Seele und Eidos

C.G. Jung: “Je größer die Ladung des kollektiven Bewußtseins, desto mehr verliert das Ich seine praktische Bedeutung. Es wird von den Meinungen und Tendenzen des kollektiven Bewußtseins gewissermaßen aufgesogen, und dadurch entsteht der Massenmensch, der stets einem -ismus verfallen ist. Das Ich bewahrt nur eine Selbstständigkeit, wenn es sich nicht mit einem der Gegensätze identifiziert, sondern die Mitte zwischen den Gegensätzen zu halten versteht. Dies ist aber nur dann möglich, wenn es sich nicht nur des einen, sondern auch des anderen bewußt ist. Die Einsicht wird ihm allerdings nicht nur von seinen sozialen und politischen Führern schwer gemacht, sondern auch von seinen religiösen. Alle wollen die Entscheidung für das eine und daher die restlose Identifizierung des Individuums mit einer notwendigerweise einseitigen Wahrheit. Selbst wenn es sich um eine große Wahrheit handeln sollte, so wäre die Identifizierung damit doch etwas wie eine Katastrophe, indem sie nämlich die weitere geistige Entwicklung stillstellt. Anstatt Erkenntnis hat man dann nur noch Überzeugung, und das ist manchmal viel bequemer und darum anziehender.”

Hier offenbart sich C. G. Jungs Denken als gnostisch beeinflusst. Man weiß von ihm über die Fürsprache wie auch über die Kritik an (religiöser) Tradition und Symbolik. Denn dem Symbol ursächlicher (oder wahrer) Offenbarung mußte dem Gehalt nach über die Zeit und Vermittlung (und einen Mißbrauch) ein guter Teil der Bedeutung und Möglichkeit zur Erfassung abhanden kommen, und so soll das Symbol vielmehr in einem teleologisch-progressiven Prozeß als das Motiv wieder- erarbeitet werden, das es einer Ewigkeit nach in seiner vollen Bedeutung immer repräsentiert (hat).
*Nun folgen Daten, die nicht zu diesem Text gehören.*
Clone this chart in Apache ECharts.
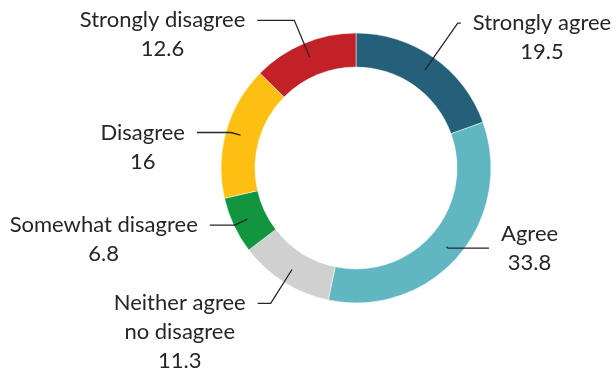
<!DOCTYPE html>
<html>
<head>
<meta charset="utf-8">
<script src="https://cdn.jsdelivr.net/npm/echarts@6/dist/echarts.min.js"></script>
<style>
  html, body { margin: 0; padding: 0; background: #fff; }
  #chart { width: 616px; height: 375px; }
</style>
</head>
<body>
<div id="chart"></div>
<script>
// answers, clockwise from 12 o'clock
const categories = [
  "Strongly agree",
  "Agree",
  "Neither agree\nno disagree",
  "Somewhat disagree",
  "Disagree",
  "Strongly disagree"
];
const values = [19.5, 33.8, 11.3, 6.8, 16, 12.6];

const colors = ["#256079", "#60b6c1", "#d0d0d0", "#11963f", "#fdbf12", "#c12127"];

// leader line layout per slice: [radial length, horizontal length]
const leaderLines = [[57, 3], [2, 41], [40, 13], [14, 25], [10, 34], [40, 37]];
// which line of the label the leader points at (true = first line)
const hookFirstLine = [true, false, true, true, true, true];

const LINE_H = 29;
const FONT = "Lato, 'Open Sans', sans-serif";

const chart = echarts.init(document.getElementById("chart"), null, { renderer: "canvas" });

const ringData = categories.map((name, i) => ({
  name: name,
  value: values[i],
  itemStyle: { color: colors[i] }
}));

const labelData = categories.map((name, i) => {
  const lines = name.split("\n").length + 1;
  return {
    name: name,
    value: values[i],
    label: {
      padding: [hookFirstLine[i] ? (lines - 1) * LINE_H : 0, 0, 0, 0]
    },
    labelLine: { length: leaderLines[i][0], length2: leaderLines[i][1] }
  };
});

chart.setOption({
  animation: false,
  series: [
    {
      type: "pie",
      center: [356, 168],
      radius: [101, 135],
      startAngle: 90,
      clockwise: true,
      silent: true,
      label: { show: false },
      labelLine: { show: false },
      itemStyle: { borderColor: "#ffffff", borderWidth: 0.5 },
      data: ringData
    },
    {
      // invisible helper pie so that the leader lines start inside the ring
      type: "pie",
      z: 5,
      center: [356, 168],
      radius: [0, 120],
      startAngle: 90,
      clockwise: true,
      silent: true,
      avoidLabelOverlap: false,
      itemStyle: { color: "rgba(0,0,0,0)" },
      label: {
        show: true,
        position: "outside",
        alignTo: "none",
        distanceToLabelLine: 12,
        formatter: (p) => p.name.split("\n").map((s) => "{t|" + s + "}").join("\n") + "\n{t|" + p.value + "}",
        rich: {
          t: {
            align: "center",
            fontFamily: FONT,
            fontSize: 22,
            lineHeight: LINE_H,
            color: "#262626"
          }
        }
      },
      labelLine: {
        show: true,
        smooth: false,
        lineStyle: { color: "#262626", width: 1.3 }
      },
      data: labelData
    }
  ]
});
</script>
</body>
</html>
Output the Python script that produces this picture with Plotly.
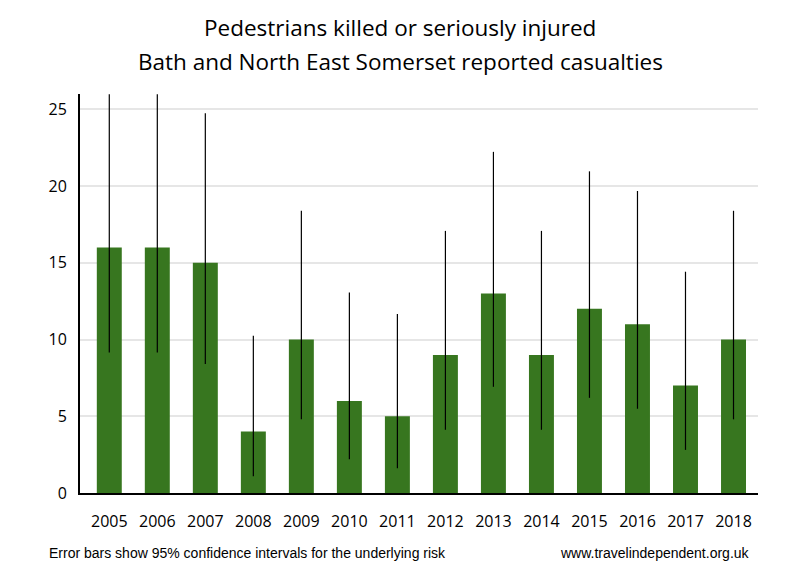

Vorzugsweise ist dies ein Verlauf, der das Psychische des Individuums immerwährend hebt, indem es jenes insoweit entwicklungsfähig macht, daß es sich mit dem Ureigensten, was nicht mehr das Individuelle, sondern das Verbindende, Archetypische und letzte Wahre und Ungefundene meint, verbindet.
Und Volkmann-Schluck zum Neuplatonismus: “Das Problem des Verhältnisses von Seele und Eidos verwandelt sich bei Plotin in das Problem des Seins der Seele zu sich selbst, in dessen näherer Ausarbeitung das Verhältnis der Seele zum Nous als dem denkenden Innesein der Eide in die Mitte tritt, und zwar so, daß gegenüber dem Nous, der nicht nur die Eide schaut, sondern sich in den Noeta selbst als denkendes Sein schaut, die Denkweise der Seele als uneigentliches Sein des Geistes erscheint, ihre Denktätigkeit als abbildhafter Nachvollzug des Inneseins des Gedachten im Nous.”
Und dies heißt: Mit dem Denken ist immer auch sein ureigenes Telos gleich mit aufgegeben, sich selbst in die ihm eigene Totalität zurück- und hinaufzuführen. Denken wird hiermit zu gesteigertem (feinstofflichem) Sein.